The TFSA (Tax-Free Savings Account) is a great tool for Canadian investors looking to grow their savings over the long-term. Unfortunately, many Canadians simply use their TFSA as a high-interest savings account.
The problem is, even the highest saving interest rate (3%) is losing buying power to inflation. Over years, a TFSA savings account can actually lose value if it’s not being invested in.
When you invest through your TFSA, you unlock the power of tax-free compounding. Dividend stocks are ideal for a TFSA because the passive income is not taxed, nor are any capital gains. That means any investment proceeds can then be re-invested and further compounded. It’s a wonderful cycle for building wealth over years and decades.
Brookfield Infrastructure: A top TFSA stock to hold for decades
One Canadian dividend stock that would work perfectly for a multi-decade hold in your TFSA is Brookfield Infrastructure Partners (TSX:BIP.UN)(NYSE:BIP).

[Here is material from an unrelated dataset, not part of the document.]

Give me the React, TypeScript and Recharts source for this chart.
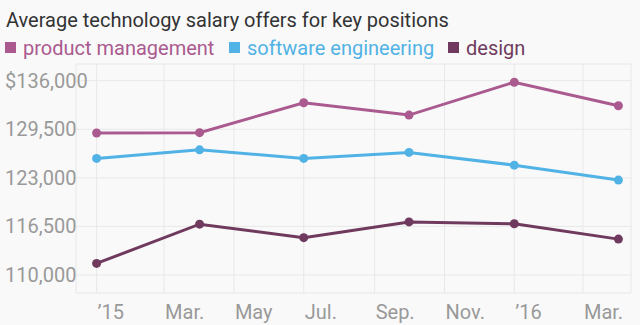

With a market cap of $28.5 billion, it’s one of the largest pure-play infrastructure stocks in the world.
This TFSA stock fell 6% in the past month, and it pays an attractive 4.3% dividend yield today. It currently trades for around $49 per share and looks attractively valued at only 12 times funds from operations (FFO) (a key profitability metric).
Why this Canadian dividend stock could have decades of upside
Brookfield operates a diverse portfolio of infrastructure assets around the world. This includes utilities in South America, railroads in the U.S. and Australia, cell towers in Europe, and pipelines and export terminals across North America (just to name a few). Over 90% of these assets are contracted or regulated, so it has a predictable baseline of revenues.
Likewise, 85% of its business is hedged to inflation through inflation indexed-contracts or fee-for-service contracts. That means this TFSA stock gets bonus earnings when inflation is high (like it is today). This has driven very strong results for the company in 2022.
Last quarter, FFO grew 30% and it saw +10% organic growth. Over the past 10 years, it has grown FFO and its dividend by a compound annual growth rate (CAGR) of 10% and 9%, respectively.
As the global population expands, demand for infrastructure should only grow. This is especially true across Brookfield’s core segments of transportation, energy, data, and utilities. Long-term trends such as manufacturing re-shoring, decarbonization, and digitization all play very well into its platforms.
This TFSA stock has $3 billion of dry powder available to deploy. A possible recession could create opportunities to swipe up cheap assets. Acquisitions are a great lever to unlock long-term growth. Its organic and acquisition growth combined with low-teens FFO per unit growth mean that high single-digit dividend growth is quite possible for years, maybe even decades.
The takeaway on building TFSA wealth
Brookfield Infrastructure has compounded total returns by 14% annually for the past decade. Even if total returns slowed and only averaged 11% (say 4% from dividends and 7% from capital appreciation), a $25,000 investment could potentially be worth $165,950 (if you re-invest the dividends) in 20 years’ time.
In addition, you would immediately earn $268.75 per quarter (or $89.58 averaged per month) in tax-free dividends. That dividend payment is likely to grow if Brookfield can keep up its target of 6-9% annual dividend growth. For a market beating return, at relatively low risk, Brookfield Infrastructure is the perfect TFSA stock.